The King mulled my request, looking to his lieutenants for their reaction, which was non-committal at best. Everyone wanted to see what the King thought before they offered an opinion.
“He’s being mean to people Daddy.”
#1 son immediately jumped in to defend his honor, “I’m not doing anything Daddy! They’re the ones poking me with their poison sticks.”
“Did you really make poison sticks?”
The King stared down at the end of the long stick in his hand with a mixture of pride and desire. His henchman did the same. “Yes Daddy.” He then turned to me, one ruler conversing to another, lesser ruler, “But we only use them for defense.”
“I thought the Tigers and Wolves were on the same team now?”
The King shrugged. Part of the burden of being a leader was making the tough decisions. This was not a particularly hard decision and my questions to him just undermined by already questionable status as royalty.
“Please un-banish him and let him play with you guys.”

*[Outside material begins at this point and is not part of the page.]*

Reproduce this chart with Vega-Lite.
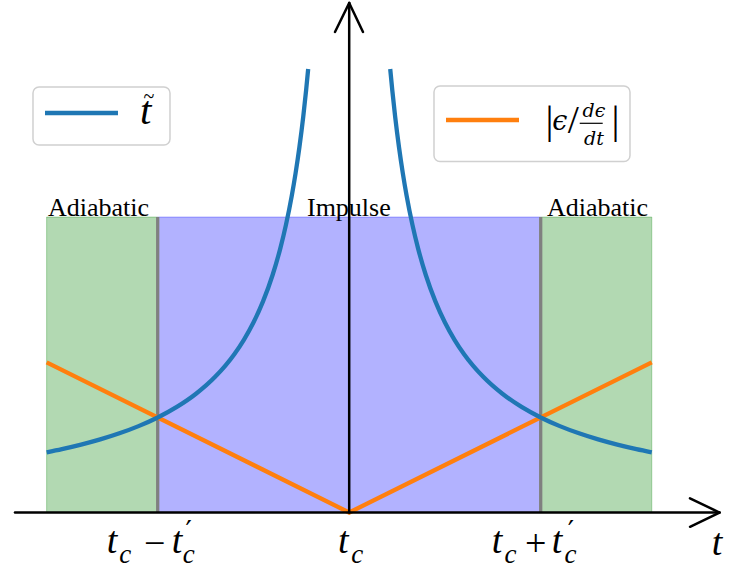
{
  "$schema": "https://vega.github.io/schema/vega-lite/v6.json",
  "width": 747,
  "height": 584,
  "autosize": "none",
  "padding": 0,
  "background": "white",
  "config": {"view": {"stroke": null}},
  "datasets": {
    "regions": [
      {"a": -1.58, "b": -1, "v0": 0, "v1": 3.11, "zone": "adiabatic"},
      {"a": -1, "b": 1, "v0": 0, "v1": 3.11, "zone": "impulse"},
      {"a": 1, "b": 1.58, "v0": 0, "v1": 3.11, "zone": "adiabatic"}
    ],
    "bounds": [
      {"t": -1, "v0": 0, "v1": 3.11},
      {"t": 1, "v0": 0, "v1": 3.11}
    ],
    "curve": [
      {"t": -1.58, "v": 0.6329, "branch": "L"}, {"t": -1.5, "v": 0.6667, "branch": "L"}, {"t": -1.4, "v": 0.7143, "branch": "L"},
      {"t": -1.3, "v": 0.7692, "branch": "L"}, {"t": -1.2, "v": 0.8333, "branch": "L"}, {"t": -1.1, "v": 0.9091, "branch": "L"},
      {"t": -1.0, "v": 1.0, "branch": "L"}, {"t": -0.9, "v": 1.1111, "branch": "L"}, {"t": -0.8, "v": 1.25, "branch": "L"},
      {"t": -0.7, "v": 1.4286, "branch": "L"}, {"t": -0.6, "v": 1.6667, "branch": "L"}, {"t": -0.55, "v": 1.8182, "branch": "L"},
      {"t": -0.5, "v": 2.0, "branch": "L"}, {"t": -0.45, "v": 2.2222, "branch": "L"}, {"t": -0.4, "v": 2.5, "branch": "L"},
      {"t": -0.36, "v": 2.7778, "branch": "L"}, {"t": -0.33, "v": 3.0303, "branch": "L"}, {"t": -0.3, "v": 3.3333, "branch": "L"},
      {"t": -0.28, "v": 3.5714, "branch": "L"}, {"t": -0.26, "v": 3.8462, "branch": "L"}, {"t": -0.24, "v": 4.1667, "branch": "L"},
      {"t": -0.225, "v": 4.4444, "branch": "L"}, {"t": -0.2142, "v": 4.6685, "branch": "L"},
      {"t": 0.2142, "v": 4.6685, "branch": "R"}, {"t": 0.225, "v": 4.4444, "branch": "R"}, {"t": 0.24, "v": 4.1667, "branch": "R"},
      {"t": 0.26, "v": 3.8462, "branch": "R"}, {"t": 0.28, "v": 3.5714, "branch": "R"}, {"t": 0.3, "v": 3.3333, "branch": "R"},
      {"t": 0.33, "v": 3.0303, "branch": "R"}, {"t": 0.36, "v": 2.7778, "branch": "R"}, {"t": 0.4, "v": 2.5, "branch": "R"},
      {"t": 0.45, "v": 2.2222, "branch": "R"}, {"t": 0.5, "v": 2.0, "branch": "R"}, {"t": 0.55, "v": 1.8182, "branch": "R"},
      {"t": 0.6, "v": 1.6667, "branch": "R"}, {"t": 0.7, "v": 1.4286, "branch": "R"}, {"t": 0.8, "v": 1.25, "branch": "R"},
      {"t": 0.9, "v": 1.1111, "branch": "R"}, {"t": 1.0, "v": 1.0, "branch": "R"}, {"t": 1.1, "v": 0.9091, "branch": "R"},
      {"t": 1.2, "v": 0.8333, "branch": "R"}, {"t": 1.3, "v": 0.7692, "branch": "R"}, {"t": 1.4, "v": 0.7143, "branch": "R"},
      {"t": 1.5, "v": 0.6667, "branch": "R"}, {"t": 1.58, "v": 0.6329, "branch": "R"}
    ],
    "orange": [
      {"t": -1.58, "v": 1.58}, {"t": 0, "v": 0}, {"t": 1.58, "v": 1.58}
    ],
    "axes": [
      {"x1": -1.7452, "y1": 0, "x2": 1.9337, "y2": 0},
      {"x1": 0, "y1": 0, "x2": 0, "y2": 5.3632},
      {"x1": 1.7796, "y1": 0.15, "x2": 1.9337, "y2": 0},
      {"x1": 1.7796, "y1": -0.15, "x2": 1.9337, "y2": 0},
      {"x1": -0.0742, "y1": 5.0579, "x2": 0, "y2": 5.3632},
      {"x1": 0.0721, "y1": 5.0579, "x2": 0, "y2": 5.3632}
    ],
    "zonetext": [
      {"t": -1.5728, "v": 3.12, "text": "Adiabatic"},
      {"t": -0.2204, "v": 3.12, "text": "Impulse"},
      {"t": 1.0329, "v": 3.12, "text": "Adiabatic"}
    ],
    "big": [
      {"t": -1.2663, "v": -0.4232, "text": "t"},
      {"t": -0.9269, "v": -0.4232, "text": "t"},
      {"t": -0.0585, "v": -0.4263, "text": "t"},
      {"t": 0.7441, "v": -0.4232, "text": "t"},
      {"t": 1.0574, "v": -0.4232, "text": "t"},
      {"t": 1.893, "v": -0.4474, "text": "t"}
    ],
    "sub": [
      {"t": -1.2012, "v": -0.5316, "text": "c"},
      {"t": -0.8686, "v": -0.5316, "text": "c"},
      {"t": 0.0103, "v": -0.5316, "text": "c"},
      {"t": 0.8108, "v": -0.5316, "text": "c"},
      {"t": 1.1241, "v": -0.5316, "text": "c"}
    ],
    "ops": [
      {"t": -1.0151, "v": -0.3421, "text": "−"},
      {"t": 0.9744, "v": -0.3421, "text": "+"}
    ],
    "primes": [
      {"t": -0.8382, "v": -0.2158, "text": "′"},
      {"t": 1.1582, "v": -0.2158, "text": "′"}
    ],
    "legbox": [
      {"a": -1.6512, "b": -0.9358, "v0": 3.8684, "v1": 4.4789},
      {"a": 0.4428, "b": 1.4663, "v0": 3.6947, "v1": 4.4895}
    ],
    "leglines": [
      {"a": -1.5885, "b": -1.2074, "v": 4.2053, "series": "t"},
      {"a": 0.5055, "b": 0.8867, "v": 4.1316, "series": "eps"}
    ],
    "legbig": [
      {"t": -1.0924, "v": 4.0895, "text": "t"}
    ],
    "legtilde": [
      {"t": -1.0455, "v": 4.3105, "text": "~"}
    ],
    "legbars": [
      {"t": 1.046, "v": 4.1158, "text": "|"},
      {"t": 1.1702, "v": 4.1158, "text": "/"},
      {"t": 1.3906, "v": 4.1158, "text": "|"}
    ],
    "legeps": [
      {"t": 1.0997, "v": 4.0263, "text": "ϵ"}
    ],
    "legfrac": [
      {"t": 1.2783, "v": 4.1663, "text": "dϵ"},
      {"t": 1.2783, "v": 3.8684, "text": "dt"}
    ],
    "fracbar": [
      {"a": 1.2037, "b": 1.3238, "v": 4.0968}
    ]
  },
  "layer": [
    {
      "data": {"name": "regions"},
      "mark": {"type": "rect", "fillOpacity": 0.3, "strokeOpacity": 0.3, "strokeWidth": 1},
      "encoding": {
        "x": {"field": "a", "type": "quantitative", "scale": {"domain": [-1.8235, 2.0773], "nice": false, "zero": false}, "axis": null},
        "x2": {"field": "b"},
        "y": {"field": "v0", "type": "quantitative", "scale": {"domain": [-0.7526, 5.3947], "nice": false, "zero": false}, "axis": null},
        "y2": {"field": "v1"},
        "fill": {"field": "zone", "type": "nominal", "scale": {"domain": ["adiabatic", "impulse"], "range": ["#008000", "#0000ff"]}, "legend": null},
        "stroke": {"field": "zone", "type": "nominal", "scale": {"domain": ["adiabatic", "impulse"], "range": ["#008000", "#0000ff"]}, "legend": null}
      }
    },
    {
      "data": {"name": "bounds"},
      "mark": {"type": "rule", "color": "#808080", "strokeWidth": 3.3},
      "encoding": {
        "x": {"field": "t", "type": "quantitative"},
        "y": {"field": "v0", "type": "quantitative"},
        "y2": {"field": "v1"}
      }
    },
    {
      "data": {"name": "orange"},
      "mark": {"type": "line", "color": "#ff7f0e", "strokeWidth": 4.3},
      "encoding": {
        "x": {"field": "t", "type": "quantitative"},
        "y": {"field": "v", "type": "quantitative"}
      }
    },
    {
      "data": {"name": "curve"},
      "mark": {"type": "line", "color": "#1f77b4", "strokeWidth": 4.3, "interpolate": "monotone"},
      "encoding": {
        "x": {"field": "t", "type": "quantitative"},
        "y": {"field": "v", "type": "quantitative"},
        "detail": {"field": "branch", "type": "nominal"}
      }
    },
    {
      "data": {"name": "axes"},
      "mark": {"type": "rule", "color": "black", "strokeWidth": 2.5, "strokeCap": "round"},
      "encoding": {
        "x": {"field": "x1", "type": "quantitative"},
        "x2": {"field": "x2"},
        "y": {"field": "y1", "type": "quantitative"},
        "y2": {"field": "y2"}
      }
    },
    {
      "data": {"name": "zonetext"},
      "mark": {"type": "text", "font": "Liberation Serif", "fontSize": 26, "align": "left", "baseline": "alphabetic", "color": "black"},
      "encoding": {
        "x": {"field": "t", "type": "quantitative"},
        "y": {"field": "v", "type": "quantitative"},
        "text": {"field": "text"}
      }
    },
    {
      "data": {"name": "big"},
      "mark": {"type": "text", "font": "Liberation Serif", "fontStyle": "italic", "fontSize": 38, "align": "left", "baseline": "alphabetic", "color": "black"},
      "encoding": {
        "x": {"field": "t", "type": "quantitative"},
        "y": {"field": "v", "type": "quantitative"},
        "text": {"field": "text"}
      }
    },
    {
      "data": {"name": "sub"},
      "mark": {"type": "text", "font": "Liberation Serif", "fontStyle": "italic", "fontSize": 27, "align": "left", "baseline": "alphabetic", "color": "black"},
      "encoding": {
        "x": {"field": "t", "type": "quantitative"},
        "y": {"field": "v", "type": "quantitative"},
        "text": {"field": "text"}
      }
    },
    {
      "data": {"name": "ops"},
      "mark": {"type": "text", "font": "Liberation Serif", "fontSize": 38, "align": "center", "baseline": "middle", "color": "black"},
      "encoding": {
        "x": {"field": "t", "type": "quantitative"},
        "y": {"field": "v", "type": "quantitative"},
        "text": {"field": "text"}
      }
    },
    {
      "data": {"name": "primes"},
      "mark": {"type": "text", "font": "DejaVu Serif", "fontSize": 28, "align": "center", "baseline": "middle", "color": "black"},
      "encoding": {
        "x": {"field": "t", "type": "quantitative"},
        "y": {"field": "v", "type": "quantitative"},
        "text": {"field": "text"}
      }
    },
    {
      "data": {"name": "legbox"},
      "mark": {"type": "rect", "fill": "white", "stroke": "#d0d0d0", "strokeWidth": 1.5, "cornerRadius": 6},
      "encoding": {
        "x": {"field": "a", "type": "quantitative"},
        "x2": {"field": "b"},
        "y": {"field": "v0", "type": "quantitative"},
        "y2": {"field": "v1"}
      }
    },
    {
      "data": {"name": "leglines"},
      "mark": {"type": "rule", "strokeWidth": 4.3},
      "encoding": {
        "x": {"field": "a", "type": "quantitative"},
        "x2": {"field": "b"},
        "y": {"field": "v", "type": "quantitative"},
        "color": {"field": "series", "type": "nominal", "scale": {"domain": ["t", "eps"], "range": ["#1f77b4", "#ff7f0e"]}, "legend": null}
      }
    },
    {
      "data": {"name": "legbig"},
      "mark": {"type": "text", "font": "Liberation Serif", "fontStyle": "italic", "fontSize": 41, "align": "left", "baseline": "alphabetic", "color": "black"},
      "encoding": {
        "x": {"field": "t", "type": "quantitative"},
        "y": {"field": "v", "type": "quantitative"},
        "text": {"field": "text"}
      }
    },
    {
      "data": {"name": "legtilde"},
      "mark": {"type": "text", "font": "Liberation Serif", "fontSize": 20, "align": "center", "baseline": "alphabetic", "color": "black"},
      "encoding": {
        "x": {"field": "t", "type": "quantitative"},
        "y": {"field": "v", "type": "quantitative"},
        "text": {"field": "text"}
      }
    },
    {
      "data": {"name": "legbars"},
      "mark": {"type": "text", "font": "Liberation Serif", "fontSize": 40, "align": "center", "baseline": "middle", "color": "black"},
      "encoding": {
        "x": {"field": "t", "type": "quantitative"},
        "y": {"field": "v", "type": "quantitative"},
        "text": {"field": "text"}
      }
    },
    {
      "data": {"name": "legeps"},
      "mark": {"type": "text", "font": "DejaVu Serif", "fontStyle": "italic", "fontSize": 27, "align": "center", "baseline": "alphabetic", "color": "black"},
      "encoding": {
        "x": {"field": "t", "type": "quantitative"},
        "y": {"field": "v", "type": "quantitative"},
        "text": {"field": "text"}
      }
    },
    {
      "data": {"name": "legfrac"},
      "mark": {"type": "text", "font": "DejaVu Serif", "fontStyle": "italic", "fontSize": 19, "align": "center", "baseline": "alphabetic", "color": "black"},
      "encoding": {
        "x": {"field": "t", "type": "quantitative"},
        "y": {"field": "v", "type": "quantitative"},
        "text": {"field": "text"}
      }
    },
    {
      "data": {"name": "fracbar"},
      "mark": {"type": "rule", "color": "black", "strokeWidth": 1.2},
      "encoding": {
        "x": {"field": "a", "type": "quantitative"},
        "x2": {"field": "b"},
        "y": {"field": "v", "type": "quantitative"}
      }
    }
  ]
}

The King used both hands to grip the end of the stick and pointed it at #1 sons face. “He’d better not mess up our fort.”
I looked to #1 son. “Well?”
“What, Daddy, I promise! I didn’t do anything.”
I studied his face and recalled that one of #1 son’s favorite games was something I’d previously called, “let’s laugh at the weakest.” #1 son stood about a foot taller than many of the Tigers. He wasn’t really mean, he definitely enjoyed his stature in comparison to his brother.
“I don’t want to hear about you pushing any of the Tigers around.”
“Daddy, I won’t!”
Another long trail of smoke poured over me as I wagged my finger at all involved, completely obscuring me from all those I purported to scold. I pushed on and conveyed the last bit of wisdom I had. “Be good. Get along, and knock it off.”
The King, clearly displeased with this outcome, mumbled something to that effect. He turned and began to disappear back in to the woods.
“And gentlemen? Please leave the poison sticks.”
The King whirled, indignant. “I promise I won’t rub anyone with it.”
I stared at him until he added, “Anymore.”
“Come on. You don’t need a stick covered in poison ivy.”
The King stared at me, and his brother, who triumphantly pushed his way past the King to go back to the woods. The King dropped his stick and tuned back around, clearly irked. He and and followers stomped off, but as I turned to rejoin the other dads I saw his dirty arm emerge from the brush to retrieve his weapon.
The dads settled back in around the fire and continued to breathe in large amounts of smoke, which I fervently hoped had no traces of poison ivy. The scouts eventually wore themselves out on the fort front and returned to the campfire demanding nets for fire flies — only to succumb to the disappointing reality that the fire flies were actually the safety lights on the power plant.
By Sunday afternoon the war was over and we’d returned home to find that I, and #1 son, were both covered in poison ivy. The King was rash-free, which did nothing for the peace process. I slept a lot better Sunday night, mainly because I wasn’t on the ground between two warring parties, but also because of the relative darkness and silence ironically provided by the night sky in our part of Houston — which did not have a thoroughly lit, coal-powered power plant located across the street.